My theory is that since 2004 the whole psychology has been geared for a top at the green trendline (3 charts above) at point 3. With a decline starting in May and accelerating this fall. That's what "everybody" have been prepared for. However Aug 15 everything suddenly chaged changed at 8.30 AM with the release of the producer price index and confirmed on the 16th with the release of Housing Index and Industrial Production data as shown with the charts in my previous Bear Trap analysis at
http://www.traders-talk.com/mb2/index.php?showtopic=58894&hl=bear+trap
or saved as a worddocument at (however if you read thsi you have probably read the first one as well:
http://www.badongo.com/file/1345520
(warning, had complaints from a few people that have experience warnings from their spyware software after downloading the document - nothing dangerous but irritating)
In connection with the conclusion above, let's see what Carl Swenlin said today, when he presented this chart on www.stockcharts.com
(this chart)... is of the Rydex Cash Flow Ratio*, which I featured in an article two weeks ago.

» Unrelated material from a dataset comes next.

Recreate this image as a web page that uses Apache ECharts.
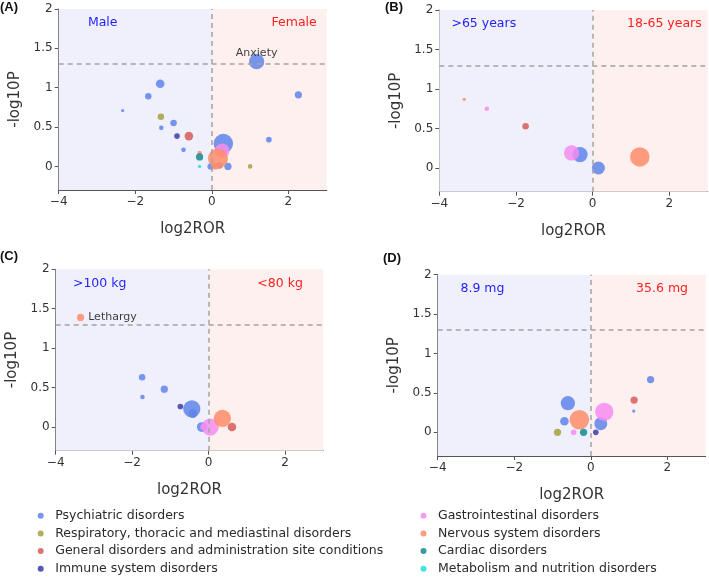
<!DOCTYPE html>
<html>
<head>
<meta charset="utf-8">
<script src="https://cdn.jsdelivr.net/npm/echarts@6/dist/echarts.min.js"></script>
<style>html,body{margin:0;padding:0;background:#fff}#c{width:709px;height:579px}</style>
</head>
<body>
<div id="c"></div>
<script>
// ---- data ----
const categories = ['Psychiatric disorders','Respiratory, thoracic and mediastinal disorders','General disorders and administration site conditions','Immune system disorders','Gastrointestinal disorders','Nervous system disorders','Cardiac disorders','Metabolism and nutrition disorders'];
const panelTags = ['(A)','(B)','(C)','(D)'];
const groupLeft = ['Male','>65 years','>100 kg','8.9 mg'];
const groupRight = ['Female','18-65 years','<80 kg','35.6 mg'];
const xTicks = [-4,-2,0,2];
const yTicks = [0,0.5,1,1.5,2];
const pThreshold = 1.301;

// Panel A (sex)
const aX   = [1.17,-1.35,-1.66,2.26,-2.33,-1.33,-1.00,-1.32,-0.91,-0.60,1.49,-0.74,-0.32,-0.32,-0.32,0.30,0.27,0.16,-0.03,0.20,0.09,0.42,1.00];
const aY   = [1.33,1.05,0.89,0.91,0.71,0.63,0.55,0.49,0.385,0.385,0.34,0.21,0.17,0.12,0.00,0.29,0.20,0.10,0.00,0.01,0.00,0.00,0.00];
const aN   = [22,7,4,5,1,4,4,2,3,7,3,2,2,5,1,36,20,38,4,4,4,5,2];
const aCat = [0,0,0,0,0,1,0,0,3,2,0,0,5,6,7,0,4,5,0,0,5,0,1];
const aLabel = ['Anxiety','','','','','','','','','','','','','','','','','','','','','',''];
// Panel B (age)
const bX   = [-3.35,-2.76,-1.75,-0.55,-0.33,0.15,1.23];
const bY   = [0.87,0.75,0.53,0.19,0.17,0.00,0.14];
const bN   = [1,2,4,22,22,16,36];
const bCat = [5,4,2,4,0,0,5];
const bLabel = ['','','','','','',''];
// Panel C (weight)
const cX   = [-3.35,-1.74,-1.16,-1.73,-0.74,-0.44,-0.41,-0.18,-0.15,0.04,0.36,0.61];
const cY   = [1.39,0.63,0.48,0.38,0.26,0.23,0.17,0.00,0.00,0.00,0.11,0.00];
const cN   = [5,4,5,2,3,28,7,9,3,28,28,7];
const cCat = [5,0,0,0,3,0,0,0,4,4,5,2];
const cLabel = ['Lethargy','','','','','','','','','','',''];
// Panel D (dose)
const dX   = [1.56,1.13,1.12,0.35,0.26,0.13,-0.19,-0.45,-0.87,-0.30,-0.60,-0.69];
const dY   = [0.67,0.41,0.27,0.26,0.11,0.00,0.00,0.00,0.00,0.16,0.37,0.14];
const dN   = [5,5,1,32,16,3,5,3,5,36,19,7];
const dCat = [0,2,0,4,0,3,6,4,1,5,0,0];
const dLabel = ['','','','','','','','','','','',''];

const panels = [
  {x:aX,y:aY,n:aN,cat:aCat,label:aLabel},
  {x:bX,y:bY,n:bN,cat:bCat,label:bLabel},
  {x:cX,y:cY,n:cN,cat:cCat,label:cLabel},
  {x:dX,y:dY,n:dN,cat:dCat,label:dLabel}
];

// ---- styles / layout ----
const colors = ['#5f84ea','#a6a23c','#d65c5c','#3c3ca8','#f48cf0','#ff8c69','#14898f','#22dede'];
const FONT = 'DejaVu Sans';
const grids = [
  {left:58.7, top:9, width:268, height:181},
  {left:439.3, top:10, width:268.4, height:181.7},
  {left:55.7, top:269.3, width:267.6, height:181.4},
  {left:437.7, top:274.7, width:268, height:181.3}
];
const tagPos = [[0,1],[385,1],[0,250],[383,252]];
const groupPosL = [-2.85,-2.84,-2.85,-2.83];
const groupPosR = [2.15,1.87,1.87,1.86];
const groupPosY = 1.82;
const labelStyles = [
  {position:'inside', offset:[0,-9], color:'#1a1a1a', fontSize:11, fontFamily:FONT, textBorderWidth:0},
  null,
  {position:'right', distance:4, color:'#1a1a1a', fontSize:11, fontFamily:FONT, textBorderWidth:0},
  null
];
const fmt = v => v < 0 ? '\u2212' + Math.abs(v) : String(v);

const option = {
  animation:false,
  backgroundColor:'#fff',
  grid: grids.map(g => Object.assign({containLabel:false, outerBoundsMode:'none'}, g)),
  xAxis: grids.map((g,i) => ({
    gridIndex:i, type:'value', min:-4, max:3,
    name:'log2ROR', nameLocation:'middle', nameGap:32,
    nameTextStyle:{fontSize:15, color:'#333', fontFamily:FONT},
    axisLine:{onZero:false, lineStyle:{color:'#555'}},
    axisTick:{length:4, customValues:xTicks, lineStyle:{color:'#555'}},
    axisLabel:{customValues:xTicks, formatter:fmt, fontSize:12, color:'#333', fontFamily:FONT, margin:6},
    splitLine:{show:false}
  })),
  yAxis: grids.map((g,i) => ({
    gridIndex:i, type:'value', min:-0.3, max:2,
    name:'-log10P', nameLocation:'middle', nameGap:36,
    nameTextStyle:{fontSize:15, color:'#333', fontFamily:FONT},
    axisLine:{show:true, onZero:false, lineStyle:{color:'#555'}},
    axisTick:{show:true, length:4, customValues:yTicks, lineStyle:{color:'#555'}},
    axisLabel:{customValues:yTicks, formatter:fmt, fontSize:12, color:'#333', fontFamily:FONT, margin:6},
    splitLine:{show:false}
  })),
  legend: [0,1].map(k => ({
    data: categories.slice(k*4, k*4+4),
    orient:'vertical', left: k===0 ? 37.7 : 420.5, top:508.7,
    padding:0, itemGap:3.7, itemWidth:6, itemHeight:6, icon:'circle',
    textStyle:{fontSize:12.5, color:'#2a2a2a', lineHeight:14, fontFamily:FONT, padding:[0,0,0,6.5]}
  })),
  graphic: panelTags.map((t,i) => ({
    type:'text', left:tagPos[i][0], top:tagPos[i][1],
    style:{text:t, font:'bold 13px "Liberation Sans", Arial, sans-serif', fill:'#111'}
  })),
  series: []
};

// background regions, reference lines and group labels
panels.forEach((p,i) => {
  option.series.push({
    type:'scatter', xAxisIndex:i, yAxisIndex:i, z:1, silent:true, symbolSize:0,
    itemStyle:{color:'rgba(0,0,0,0)'},
    data:[[groupPosL[i],groupPosY,groupLeft[i]],[groupPosR[i],groupPosY,groupRight[i]]].map((d,j) => ({
      value:[d[0],d[1]],
      label:{show:true, position:'inside', formatter:d[2], fontSize:12.5, fontFamily:FONT, opacity:1,
             textBorderWidth:0, color: j===0 ? '#1f1fff' : '#ff1f1f'}
    })),
    markArea:{silent:true, data:[
      [{xAxis:-4, yAxis:-0.3, itemStyle:{color:'#f0f0fc'}},{xAxis:0, yAxis:2}],
      [{xAxis:0, yAxis:-0.3, itemStyle:{color:'#fdf0ef'}},{xAxis:3, yAxis:2}]
    ]},
    markLine:{silent:true, symbol:'none', label:{show:false},
      lineStyle:{type:[5,4], color:'#a3a3a3', width:1.5},
      data:[{yAxis:pThreshold},{xAxis:0}]}
  });
});
// bubbles
panels.forEach((p,i) => {
  categories.forEach((name,c) => {
    const data = [];
    p.x.forEach((xv,k) => {
      if (p.cat[k] !== c) return;
      const item = {value:[xv, p.y[k], p.n[k]]};
      if (p.label[k]) item.label = Object.assign({show:true, formatter:p.label[k]}, labelStyles[i]);
      data.push(item);
    });
    option.series.push({
      type:'scatter', name, xAxisIndex:i, yAxisIndex:i, z:2,
      symbolSize: v => 3.25*Math.sqrt(v[2]),
      itemStyle:{color:colors[c], opacity:0.85},
      data
    });
  });
});

const chart = echarts.init(document.getElementById('c'), null, {renderer:'canvas'});
chart.setOption(option);
</script>
</body>
</html>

Note that the Ratio remains oversold (reflecting strong bearish sentiment), in spite of the fact that prices have continued higher. The condition of the Ratio is caused by a combination of aggressive buying of bear funds and timid acquisition of bull funds. This situation is extremely unusual, and I believe it must be relieved before we can expect a significant price decline. Relief will come when the bears give up and the bulls become more aggressive, ultimately causing the Ratio to move back up toward the top its trading range.